Streicherstimmen

Die Orgelbauer bemühten sich etwa ab dem 16. Jahrhundert immer mehr, die Klangfarben anderer Instrumente nachzuformen. Während die Imitation von Blasinstrumenten durch Orgelregister naturgemäß relativ bald – und oft täuschend ähnlich – gelang, lag in der Imitation des Klangs von Streichinstrumenten eine besondere Herausforderung. Um dem Streicherklang nahezukommen, mußten nicht nur der relativ obertonreiche Saitenton selbst, sondern auch die begleitenden Klangkomponenten wie etwa die spezifischen Geräusche des Bogenstrichs über die Saite imitiert werden, um auch nur entfernt den Klangeindruck eines Streichinstruments zu vermitteln.

 Dies war mit den Mitteln der Labialpfeife nicht eben einfach, da ihr eigener, relativ obertonarmer Klangcharakter von diesem Ziel sehr weit entfernt war. Die meisten Orgelbauer verfolgten schließlich den Weg, Labialpfeifen mit extrem enger Mensur zu entwickeln, die zu ihrem Grundton so viele Obertöne wie nur möglich erklingen ließen. Die Aufschnitte wurden so gewählt, daß relativ deutlich hörbare Anblasgeräusche auch den Eindruck eines Bogenstrichs vermittelten. Dabei entstand allerdings das Problem einer langsamen und – gegenüber etwa den Prinzipalen – deutlich verzögerten Ansprache der Töne. Somit konnten solche Stimmen nur in eher ruhigem Tempo und vorrangig solistisch gespielt werden. Doch dies entsprach durchaus dem Effekt, den man von derartigen Stimmen erwartete – mit ihrem unerwarteten und gleichsam ätherischen Klang die Hörer besonders anzurühren.

 
Die eigentlichen Streicherregister

 Das beliebteste Streicherregister in der Orgel war zugleich dasjenige, das am schwierigsten zu intonieren war: die „Viola da gamba“ oder kurz „Gamba.“ Die Viola da gamba galt als das Orgelregister mit der engstmöglichen Mensur, bei der der Grundton noch ansprach – ihr Pfeifendurchmesser lag nur etwa bei der Hälfte eines Prinzipalregisters. Meist zylindrisch, kultivierten einige Orgelbauer auch eine konisch zulaufende Pfeifenform unter der Benennung „Spitzgamba“. Oft waren diese Pfeifen nur mit besonderen Hilfsmitteln, sogenannten Bärten, zum Klingen zu bringen. Es ist dabei als Randnotiz bemerkenswert, dass dieses Orgelregister zu einer Zeit immer beliebter wurde, als das Instrument selbst, das damit nachgeahmt wurde, eben im Begriff war auszusterben.
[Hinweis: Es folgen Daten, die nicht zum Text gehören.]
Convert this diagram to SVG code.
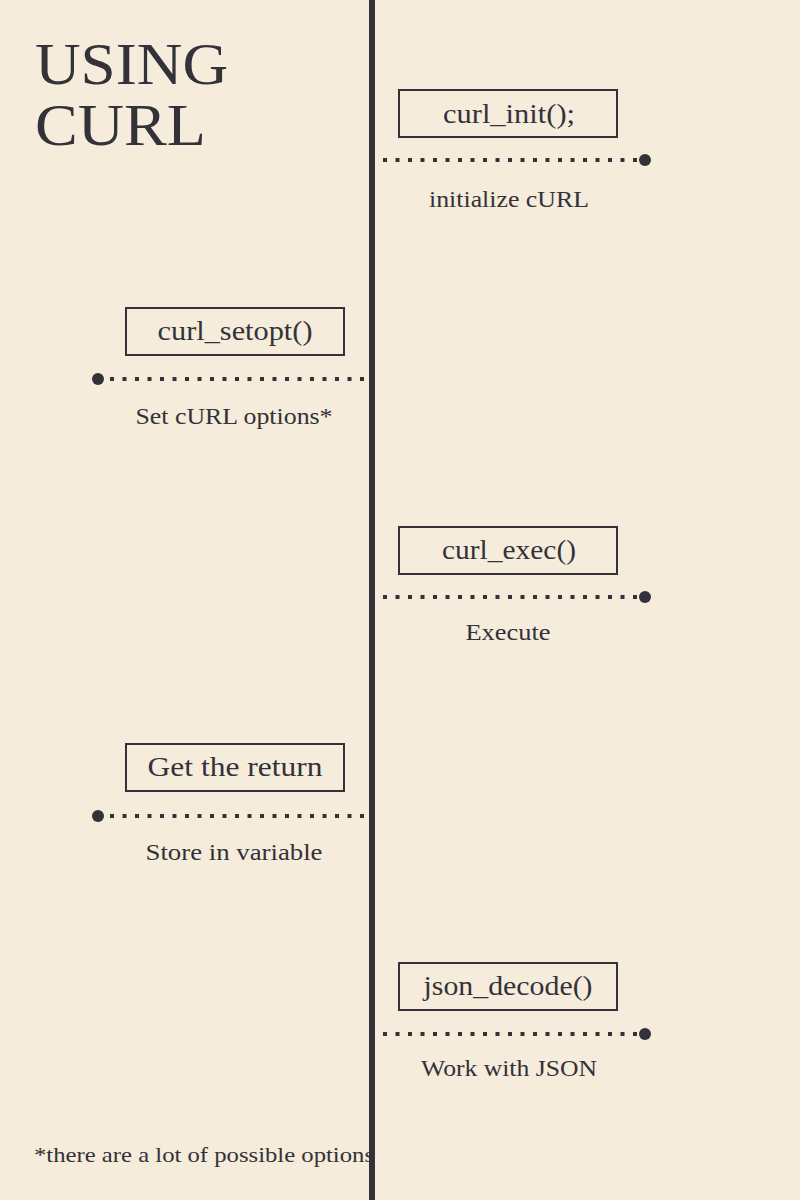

Generell etwas weitere Mensur bekamen die Register, die die Instrumente der Violinfamilie nachbildeten: „Violine“ oder „Viola“ unterschieden sich nur in Nuancen der Helligkeit ihres Klanges, während das „Violoncello“ (meist als 8’ im Pedal) und vor allem der „Violon“ (16’ im Pedal) merklich grundtöniger und damit weiter mensuriert sein sollten.

 Eine zweite Gruppe der Streicherregister erinnert in der Namensgebung nicht an Streichinstrumente, sondern an Flöteninstrumente aus der Volksmusik: das „Salizional“ (von lat. salix, Weide, also etwa „Weidenpfeife“) und die „Fugara“ (eventuell von „Fujara“, einer in der Slovakei heute noch vorkommenden Flöte). Auch die Vorbilder besitzen relativ enge Mensuren und relativ obertönigen Klang.

 Die eigentliche Heimat dieser Streicherstimmen war der deutschsprachige Süden. Schon die dort im 18. Jahrhundert sehr häufigen Instrumente mit lediglich etwa 10 bis 15 Registern besaßen eine Viola da gamba im Manual; in größeren Instrumenten mit weiter ausgebautem Pedal gehörte der Violonbaß zum unverzichtbaren Fundus.

 Diese Registergruppe war in anderen Regionen zunächst nahezu unbekannt und gelangte erst im 19. Jahrhundert zu weiterer Verbreitung – dann allerdings als ein klangliches Merkmal, das man allgemein mit den Klängen der romantischen Orgel assoziierte. Dabei gehörten die Streicherregister zu den landschaftstypischen Merkmalen, die etwa eine süddeutsche von einer norddeutschen, französischen oder italienischen Orgel des Barock wesentlich unterschieden.